Jokes have a double reputation. If many people consider them the heritage of a long gone sense of humor, other ones underline their historical and popular value, like any form of culture passed down orally, a sort of collective patrimony made of folk songs, proverbs, traditions, maxims and principles. It’s impossible to backtrack the source, it’s maybe pointless.
The word “joke” comes from the Latin term jocus, that means jest, wordplay. According to a study conducted by the University of Wolverhampton, United Kingdom, and led by the professor of Literature and humor expert Paul McDonald, the oldest certified joke is Sumerian and dates back around 1900 b.C. Anyway, it seems that telling funny stories was a common practice among the populations of that area – and not only.
Since IV-V century a.D. we know about the Philogelos, from the ancient Greek “lovers of the laugh”, the first jokes collection we have trace. Like in theater, the narrative structure used typical characters – intellectuals, lazy, grumpy, envious, jealous, inhabitants of rival towns.
Ancient Greeks and Romans already had an adversarial relationship with jokes. Aristotle recommended a balance in laughter, to avoid lapsing into degeneration. He wasn’t totally hostile, though, The Name of the Rose basically turns around this dualism. While the French historian George Minois wrote that outside Heracles’ sanctuary, near Athens, a group of comedians called “the Sixty”. They were people of high social background that always started their stories with “the Sixty says that…”.

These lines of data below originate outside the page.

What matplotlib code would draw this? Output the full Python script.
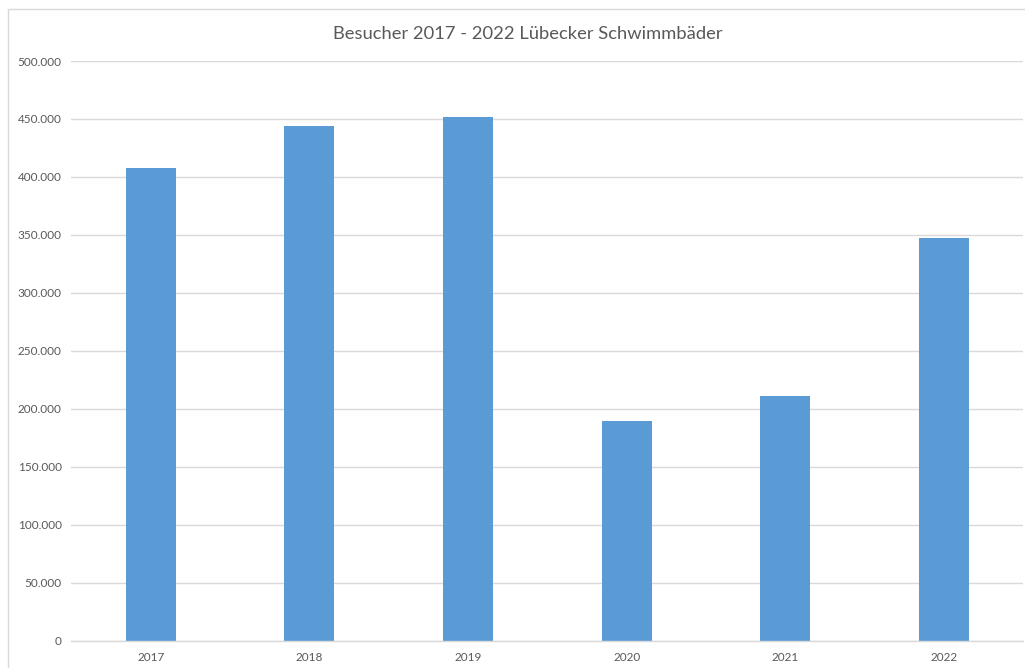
import matplotlib
matplotlib.use("Agg")
import matplotlib.pyplot as plt
from matplotlib.ticker import FuncFormatter, MultipleLocator
from matplotlib.patches import Rectangle

years = ["2017", "2018", "2019", "2020", "2021", "2022"]
visitors = [407500, 443500, 451500, 189500, 210800, 347500]
title = "Besucher 2017 - 2022 Lübecker Schwimmbäder"

plt.rcParams['font.family'] = ['Lato', 'DejaVu Sans']

W, H = 1025, 668
fig = plt.figure(figsize=(W / 100, H / 100), dpi=100)
fig.patch.set_facecolor("white")

# outer chart border (left and top visible)
fig.add_artist(Rectangle((8 / W, 1 - 9 / H), 2, -2, transform=fig.transFigure,
                         fill=False, edgecolor="#D9D9D9", linewidth=1.0))

left, right = 71.4 / W, 1023.3 / W
bottom, top = 1 - 640.5 / H, 1 - 61 / H
ax = fig.add_axes([left, bottom, right - left, top - bottom])

x = list(range(len(years)))
ax.bar(x, visitors, width=0.315, color="#5B9BD5", zorder=3)

ax.set_xlim(-0.5, len(years) - 0.5)
ax.set_ylim(0, 500000)
ax.yaxis.set_major_locator(MultipleLocator(50000))
ax.yaxis.set_major_formatter(FuncFormatter(lambda v, p: f"{int(v):,}".replace(",", ".")))
ax.set_xticks(x)
ax.set_xticklabels(years)

ax.grid(axis="y", color="#D9D9D9", linewidth=1.0, zorder=0)
for s in ["top", "right", "left"]:
    ax.spines[s].set_visible(False)
ax.spines["bottom"].set_color("#D9D9D9")
ax.spines["bottom"].set_linewidth(1.0)
ax.spines["bottom"].set_zorder(4)
ax.tick_params(axis="both", length=0, colors="#595959", labelsize=8.5)
ax.tick_params(axis="y", pad=7)
ax.tick_params(axis="x", pad=8.5)

fig.text(528 / W, 1 - 34 / H, title, ha="center", va="center",
         fontsize=13.2, color="#595959")

fig.savefig("out.png", dpi=100, facecolor="white")
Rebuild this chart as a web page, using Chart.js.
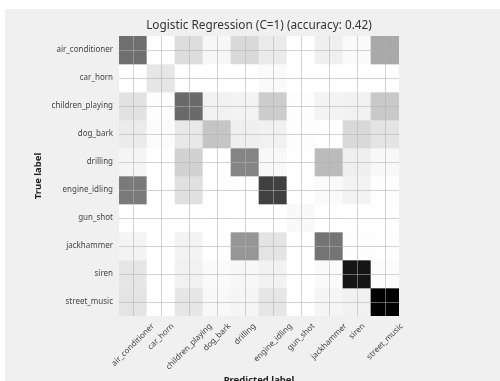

Also in Rome a healthy balance was demanded. According to the British academic and writer Mary Beard, humor was a basic aspect of the society of that times, involving even the emperors. But, as the Romans said, “riso abundat in ore stoltorum”, (“laughter abounds in the mouth of fools”).
If in the Middle Ages jokes are down in popularity – see The Name of the Rose… again – during the Renaissance there is a backfire. Poggio Bracciolini, historian, humanist, and papal secretary, in the mid-fifteenth century published the volume Facetiae (another Latin word for “joke”), the first European collection of its kind. Its circulation remained limited to an inner circle, as it was in Latin, not understandable anymore by the masses. Thanks to this, however, Bracciolini’s work avoided the Church censorship.
Since the diaspora, the Jews went all over Europe, carrying their humorous tradition summed up in the German term “witz”. Made of self-irony and a lot of catharsis, this heritage survived the persecutions and all the attempts of assimilation.
Jokes didn’t spare even the most ferocious dictators, like Mussolini, Hitler or Stalin, showing their adaptability to contemporary times while keeping fixed structures and frameworks.
If jokes are (also) the gauge of a certain population in time – maybe that’s a reason why they don’t always age well – then it must be the turn of artificial intelligence. This started to replace humans in many heavy tasks, but we are still questioning if they can do it for intellectual activities too. Robots can already write news articles, let’s see what will happen with editorials, for example.
In the meantime, the American researcher Janelle Shane is trying to teach humor to neutral nets. The difficulty is shaping an artificial mind in order to be flexible enough to understand the illogical and surreal mechanism of jokes, which goes in the opposite direction of regular artificial intelligence, programmed to follow rationality and consistency, not paradoxes.
For now, we can only rely on our gray matter and on the studies conducted by the British anthropologist, sociologist and psychologist Gregory Bateson, who basically claimed that when these kinds of paradoxes occur, we laugh or cry, we create art or religion… or we become schizophrenic.